* [Task to complete]
Give the number of lines in the listing that hold the word "page". Write nothing but that number.

— begin Data section —

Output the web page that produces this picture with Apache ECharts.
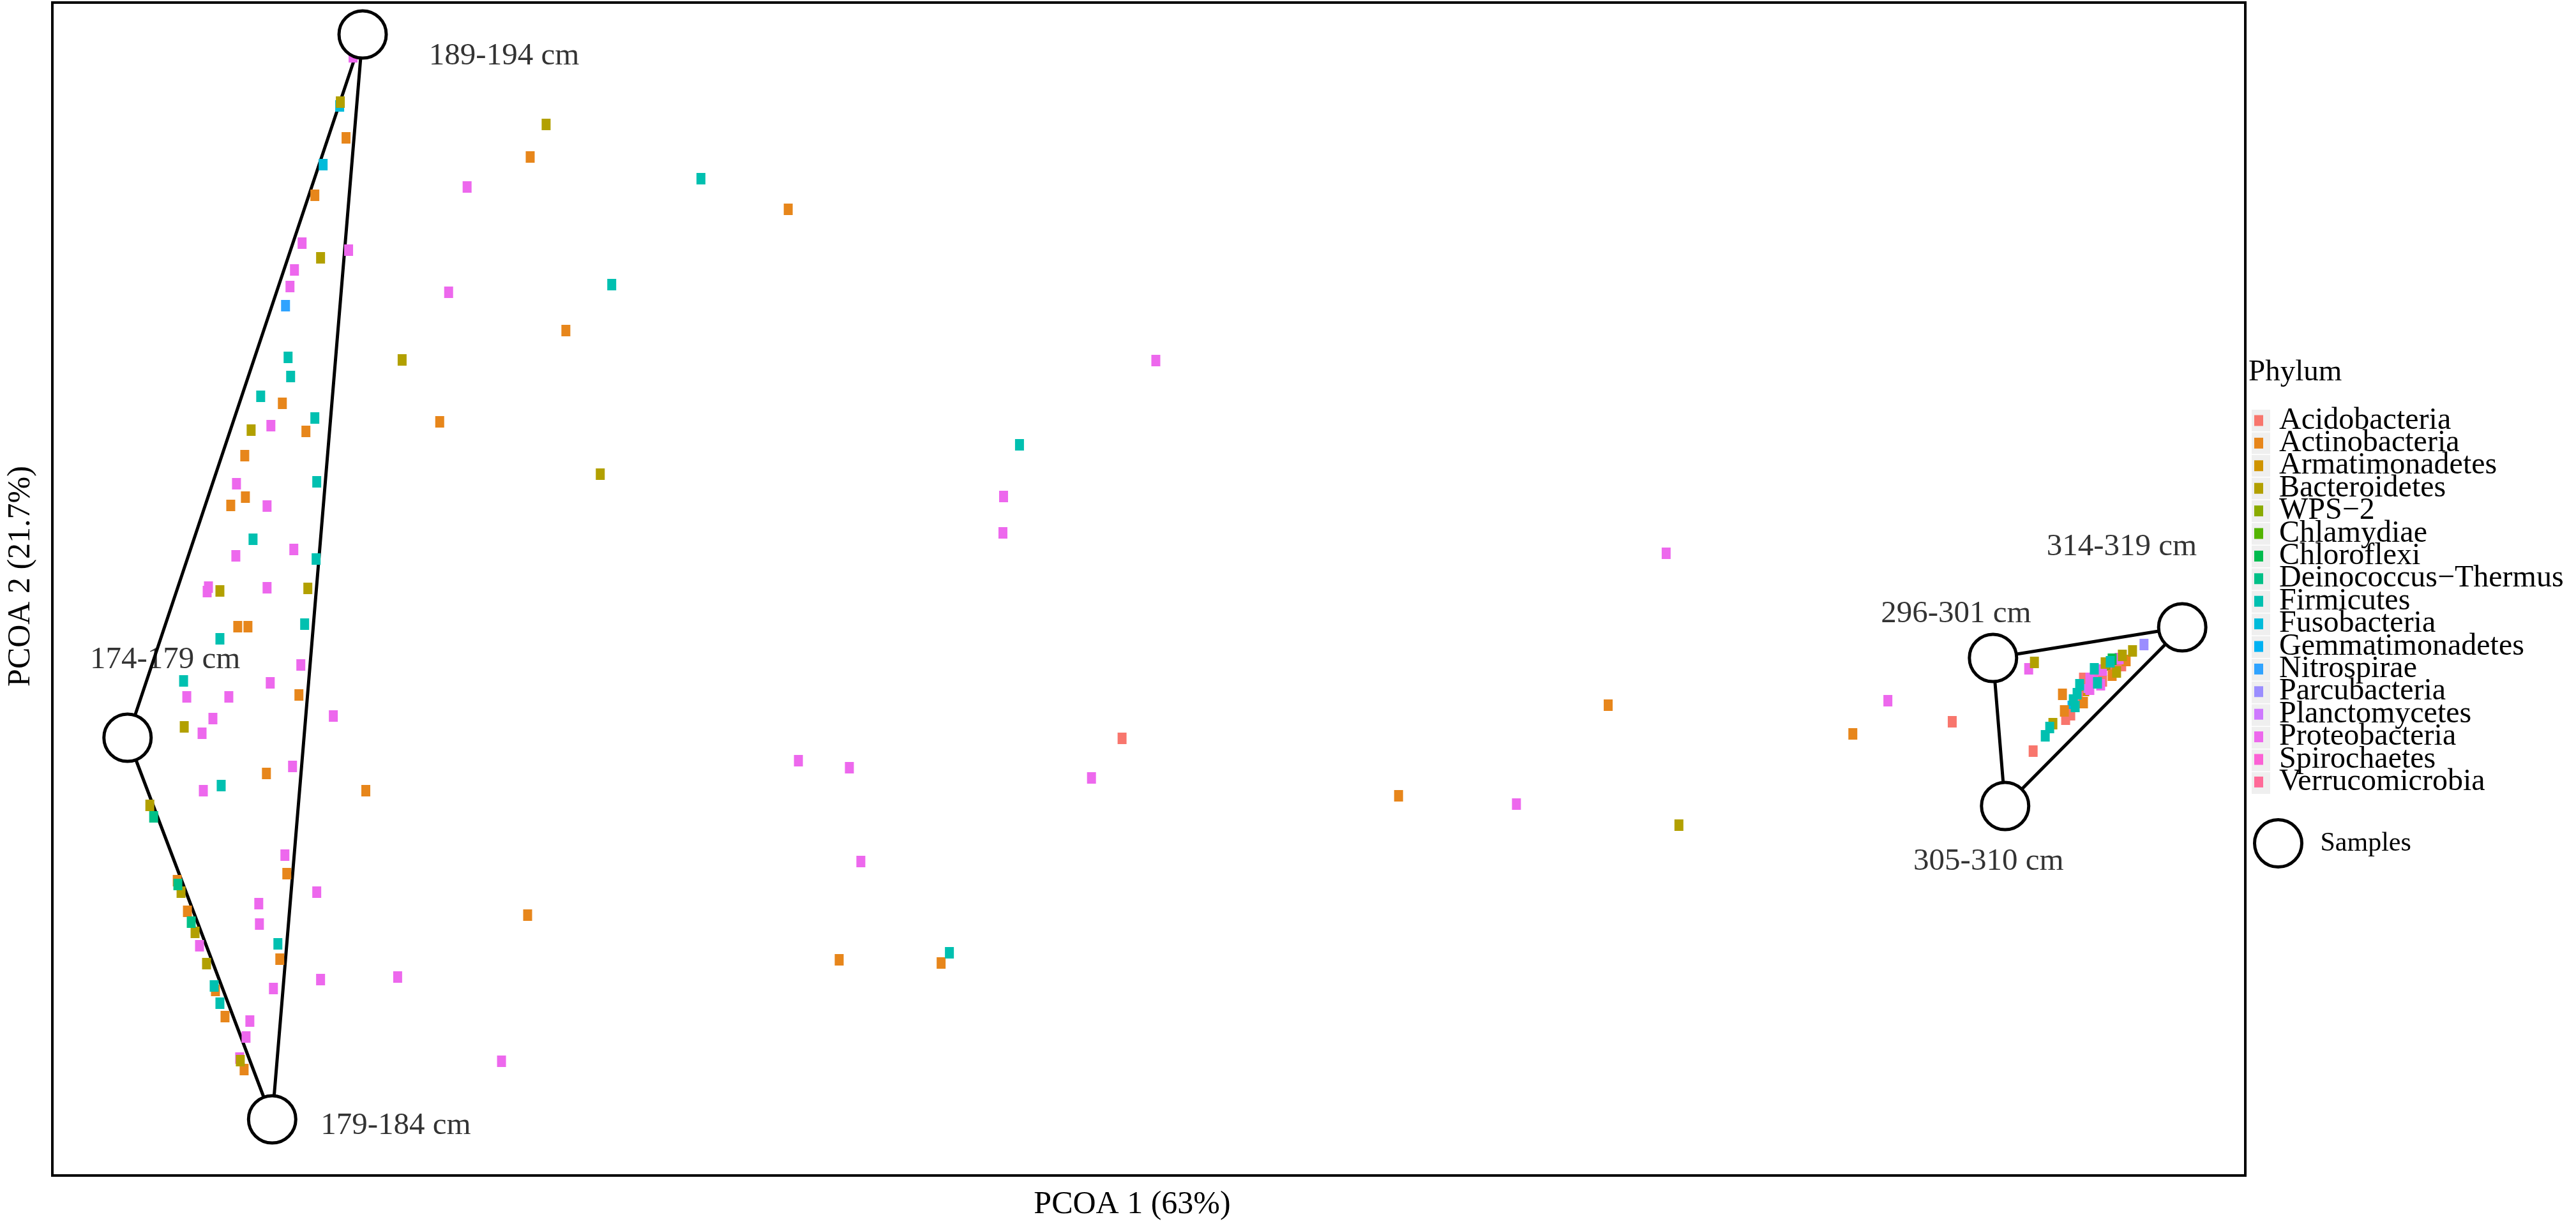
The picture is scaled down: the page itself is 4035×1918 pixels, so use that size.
<!DOCTYPE html>
<html><head><meta charset="utf-8">
<script src="https://cdn.jsdelivr.net/npm/echarts@6/dist/echarts.min.js"></script>
<style>html,body{margin:0;padding:0;background:#fff}#c{width:4035px;height:1918px}</style>
</head><body><div id="c"></div><script>
// Phyla (legend order) and colours (ggplot hue palette, 17 levels)
const phyla = ['Acidobacteria','Actinobacteria','Armatimonadetes','Bacteroidetes','WPS\u22122','Chlamydiae','Chloroflexi','Deinococcus\u2212Thermus','Firmicutes','Fusobacteria','Gemmatimonadetes','Nitrospirae','Parcubacteria','Planctomycetes','Proteobacteria','Spirochaetes','Verrucomicrobia'];
const phylumColors = ['#F8766D','#E7861B','#D09400','#B2A000','#8AAB00','#53B400','#00BB4E','#00C087','#00C0B0','#00BBDA','#00B2F3','#2FA3FF','#9B8EFF','#CE79FF','#ED68ED','#FC61D5','#FF6A98'];

// Taxa coordinates [PCoA1, PCoA2] (arbitrary units)
const acidobacteria = [[1679,685],[2982,711],[3109,665],[3160,715],[3168,722],[3188,779],[3218,775],[3237,795],[3248,799]];
const actinobacteria = [[461,1626],[412,1536],[361,1210],[608,1181],[398,1166],[302,1128],[303,1063],[280,1050],[291,860],[307,860],[387,753],[336,630],[492,603],[368,473],[196,462],[212,414],[357,339],[256,290],[271,249],[301,166],[750,1596],[1155,1514],[806,1324],[746,408],[1235,338],[1395,333],[2113,595],[2442,737],[2826,692],[3155,754],[3158,728],[3188,741],[3233,784],[3255,807]];
const armatimonadetes = [[3190,760]];
const bacteroidetes = [[452,1682],[421,1438],[549,1278],[312,1168],[263,916],[401,920],[207,703],[153,580],[202,444],[224,381],[242,332],[295,180],[775,1647],[860,1099],[2553,549],[3111,804],[3140,708],[3222,803],[3240,789],[3249,815],[3265,822]];
const wps2 = [[3200,775]];
const chlamydiae = [[3225,800]];
const chloroflexi = [[3233,809]];
const deinococcus = [[159,562],[197,456],[218,397]];
const firmicutes = [[370,1282],[374,1252],[327,1221],[412,1187],[415,1087],[315,997],[414,966],[396,864],[263,841],[206,775],[265,611],[354,363],[254,297],[263,270],[1018,1562],[878,1396],[1518,1145],[1408,349],[3128,689],[3135,702],[3172,745],[3175,735],[3178,755],[3182,769],[3205,794],[3210,772],[3230,805]];
const fusobacteria = [[451,1676],[425,1584]];
const gemmatimonadetes = [[3170,735]];
const nitrospirae = [[366,1363]];
const parcubacteria = [[3283,832]];
const planctomycetes = [[3195,765]];
const proteobacteria = [[472,1753],[392,1461],[465,1450],[380,1419],[373,1393],[622,1384],[343,1175],[289,1084],[337,1049],[379,981],[288,971],[245,922],[243,915],[337,921],[390,800],[211,750],[277,750],[342,772],[441,720],[252,716],[235,693],[377,641],[237,603],[365,502],[415,444],[324,426],[325,394],[231,360],[347,293],[421,307],[542,311],[310,242],[304,217],[294,184],[651,1549],[1732,1277],[1493,1064],[1492,1007],[2533,975],[1171,650],[1251,639],[1631,623],[2298,582],[1269,492],[705,179],[2881,744],[3102,794],[3218,792],[3198,779],[3198,762],[3215,769],[3244,810]];
const spirochaetes = [[3205,780]];
const verrucomicrobia = [[3180,750]];

// Samples
const sampleNames = ['189-194 cm','174-179 cm','179-184 cm','296-301 cm','314-319 cm','305-310 cm'];
const samplePC1 = [487,118,345,3046,3343,3065];
const samplePC2 = [1788,686,88,811,859,579];
const sampleLabelPC1 = [709,177,539,2988,3248,3039];
const sampleLabelPC2 = [1754,808,78,880,985,492];
const hullGroups = [[0,1,2,0],[3,4,5,3]];

// axis ranges
const xRange = [0, 3442];
const yRange = [0, 1838];

const phylumData = [acidobacteria,actinobacteria,armatimonadetes,bacteroidetes,wps2,chlamydiae,chloroflexi,deinococcus,firmicutes,fusobacteria,gemmatimonadetes,nitrospirae,parcubacteria,planctomycetes,proteobacteria,spirochaetes,verrucomicrobia];
// drawing order: hidden/small ones first
const drawOrder = [2,4,5,10,13,15,16,9,0,1,14,3,6,7,8,11,12];

const FONT = 'Liberation Serif';
const series = [];
hullGroups.forEach((g, gi) => {
  series.push({
    type: 'line', name: 'hull' + gi, silent: true, symbol: 'none', z: 1,
    lineStyle: {color: '#000', width: 5}, animation: false,
    data: g.map(i => [samplePC1[i], samplePC2[i]])
  });
});
drawOrder.forEach(i => {
  series.push({
    type: 'scatter', name: phyla[i], symbol: 'rect', symbolSize: [14, 18], z: 2,
    itemStyle: {color: phylumColors[i], opacity: 1},
    data: phylumData[i]
  });
});
series.push({
  type: 'scatter', name: 'Samples', symbol: 'circle', symbolSize: 74, z: 3,
  itemStyle: {color: '#fff', borderColor: '#000', borderWidth: 5, opacity: 1},
  data: sampleNames.map((n, i) => ({name: n, value: [samplePC1[i], samplePC2[i]]}))
});
series.push({
  type: 'scatter', name: 'sampleLabels', symbolSize: 1, z: 4, silent: true,
  itemStyle: {color: 'rgba(0,0,0,0)'},
  label: {show: true, position: 'inside', formatter: p => p.name, fontFamily: FONT, fontSize: 49, color: '#000'},
  data: sampleNames.map((n, i) => ({name: n, value: [sampleLabelPC1[i], sampleLabelPC2[i]]}))
});

const keyBoxes = phyla.map((p, i) => ({
  type: 'rect', z: 0, silent: true,
  shape: {x: 3527, y: 642 + i * 35.5, width: 29, height: 34},
  style: {fill: '#EFEFEF'}
}));

const chart = echarts.init(document.getElementById('c'));
chart.setOption({
  animation: false,
  backgroundColor: '#fff',
  title: {text: 'Phylum', left: 3522, top: 560, padding: 0,
    textStyle: {fontFamily: FONT, fontSize: 47, fontWeight: 'normal', color: '#000'}},
  grid: {left: 75, top: 4, width: 3442, height: 1838, show: true, borderColor: '#000', borderWidth: 4, backgroundColor: '#fff'},
  xAxis: {type: 'value', min: xRange[0], max: xRange[1], axisLine: {show: false}, axisTick: {show: false}, axisLabel: {show: false}, splitLine: {show: false},
    name: 'PCOA 1 (63%)', nameLocation: 'middle', nameGap: 21,
    nameTextStyle: {fontFamily: FONT, fontSize: 50, color: '#000', padding: [0, 52, 0, 0]}},
  yAxis: {type: 'value', min: yRange[0], max: yRange[1], axisLine: {show: false}, axisTick: {show: false}, axisLabel: {show: false}, splitLine: {show: false},
    name: 'PCOA 2 (21.7%)', nameLocation: 'middle', nameGap: 24,
    nameTextStyle: {fontFamily: FONT, fontSize: 50, color: '#000', padding: [0, 0, 0, 40]}},
  legend: [{
    data: phyla, orient: 'vertical', left: 3531, top: 635, padding: 0,
    itemWidth: 14, itemHeight: 17, itemGap: -12.6, icon: 'rect',
    textStyle: {fontFamily: FONT, fontSize: 48, color: '#000', padding: [0, 0, 0, 20]}
  }, {
    data: ['Samples'], orient: 'vertical', left: 3529, top: 1282, padding: 0,
    itemWidth: 74, itemHeight: 74, icon: 'circle',
    itemStyle: {color: '#fff', borderColor: '#000', borderWidth: 5},
    textStyle: {fontFamily: FONT, fontSize: 42, color: '#000', padding: [0, 0, 0, 24]}
  }],
  graphic: keyBoxes,
  series: series
});
</script></body></html>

— end Data section —

* [Task answer]
2